Abstract

Publisher Summary Central pattern generator circuits provide rhythmic patterns of activity among connected neurons that mediate walking. Local perturbations, such as irregularities in ground height, are relayed to central pattern generators by feedback from many thousands of mechanoreceptors. This sensory information is integrated locally by spiking and nonspiking local interneurons that control and maintain patterned firing among motoneurons. Local circuits integrate information about leg position, allowing compensatory adjustments at the leg joints for maintaining posture and gait. In many insect species, local sensory afferents and the thoracic nervous system could alone maintain forward locomotion. Circuits underlying locomotion toward a stimulus source appear to be more complexly organized than those mediating escape behaviors.

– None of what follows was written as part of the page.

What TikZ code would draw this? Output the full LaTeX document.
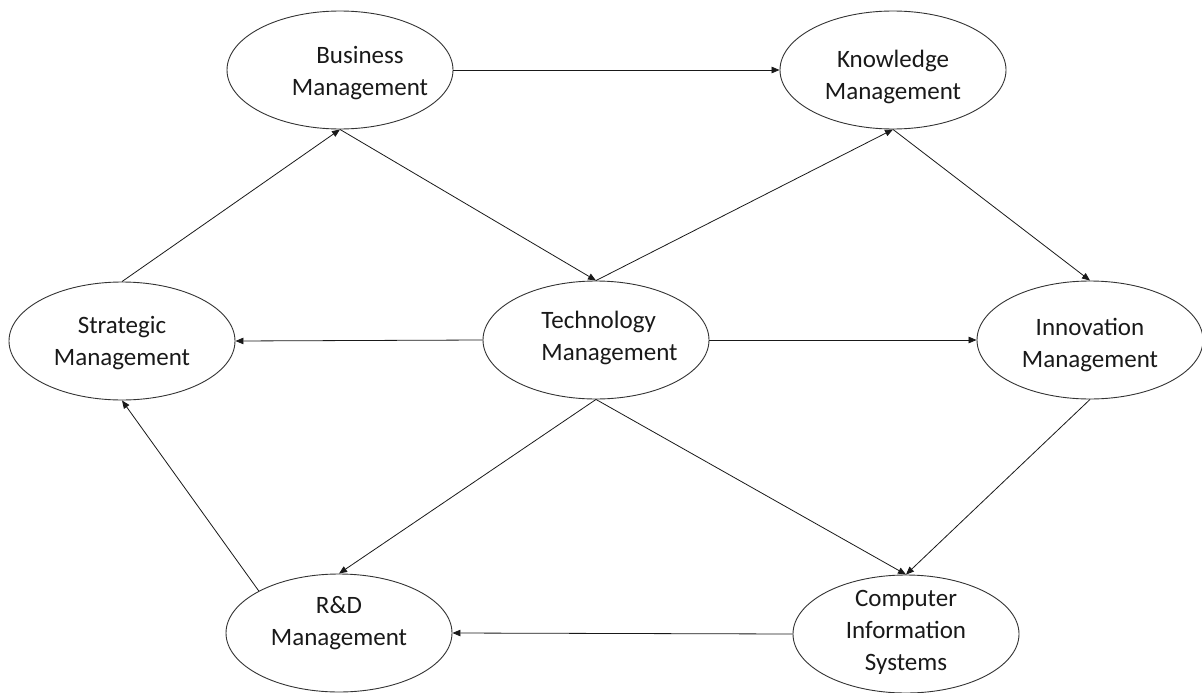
\documentclass[tikz,border=0pt]{standalone}
\usepackage{fontspec}
\setmainfont{Carlito}
\usetikzlibrary{shapes.geometric,arrows.meta}

\tikzset{
  blob/.style={ellipse, draw=black!80, line width=0.9pt, fill=white,
    minimum width=226pt, minimum height=118pt, inner sep=0pt},
  blobtext/.style={font=\fontsize{25}{32}\selectfont, align=center, inner sep=0pt, text=black!90},
  link/.style={draw=black!90, line width=0.8pt, -{Triangle[length=8pt,width=6.5pt]}},
}

\begin{document}
\begin{tikzpicture}[x=1pt, y=-1pt]
  \useasboundingbox (0,0) rectangle (1202,693);

  % fields of management
  \node[blob, label={[blobtext, xshift=20pt, yshift=-3.5pt]center:Business\\Management}] (bm) at (340,70) {};
  \node[blob, label={[blobtext, yshift=-7pt]center:Knowledge\\Management}] (km) at (893,70) {};
  \node[blob, label={[blobtext, yshift=-2pt]center:Strategic\\Management}] (sm) at (122,341) {};
  \node[blob, label={[blobtext, align=left, xshift=13.5pt, yshift=2pt]center:Technology\\Management}] (tm) at (596,340) {};
  \node[blob, label={[blobtext, yshift=-5.5pt]center:Innovation\\Management}] (im) at (1090,340) {};
  \node[blob, label={[blobtext, yshift=10pt]center:R\&D\\Management}] (rd) at (339,633) {};
  \node[blob, label={[blobtext, yshift=1.5pt]center:Computer\\Information\\Systems}] (cis) at (906,634) {};

  % relations
  \draw[link] (bm.east) -- (km.west);
  \draw[link] (sm.north) -- (bm.south);
  \draw[link] (bm.south) -- (tm.north);
  \draw[link] (tm.north) -- (km.south);
  \draw[link] (km.south) -- (im.north);
  \draw[link] (tm.west) -- (sm.east);
  \draw[link] (tm.east) -- (im.west);
  \draw[link] (tm.south) -- (rd.north);
  \draw[link] (tm.south) -- (cis.north);
  \draw[link] (im.south) -- (cis.north);
  \draw[link] (cis.west) -- (rd.east);
  \draw[link] (rd.north west) -- (sm.south);
\end{tikzpicture}
\end{document}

Descending neurons that relay information from the brain to thoracic ganglia have several discrete dendritic domains in the brain, which usually receive sensory inputs indirectly through ensembles of interneurons. In addition, many descending neurons that supply leg motor circuits also receive connections from a prominent midline neuropil, called “the central complex.” This chapter discusses some of the known properties of this center and speculates about the significance of its structure. To date, behavioral genetics, electrophysiology, and comparative anatomy all suggest that the central complex plays a cerebellar-like role in controlling forward locomotion, change of direction, and other limb actions. However, before considering the central complex, it is important to outline the segmental organization of the insect brain and to emphasize the unique position of the central complex within the three pre-oral ganglia.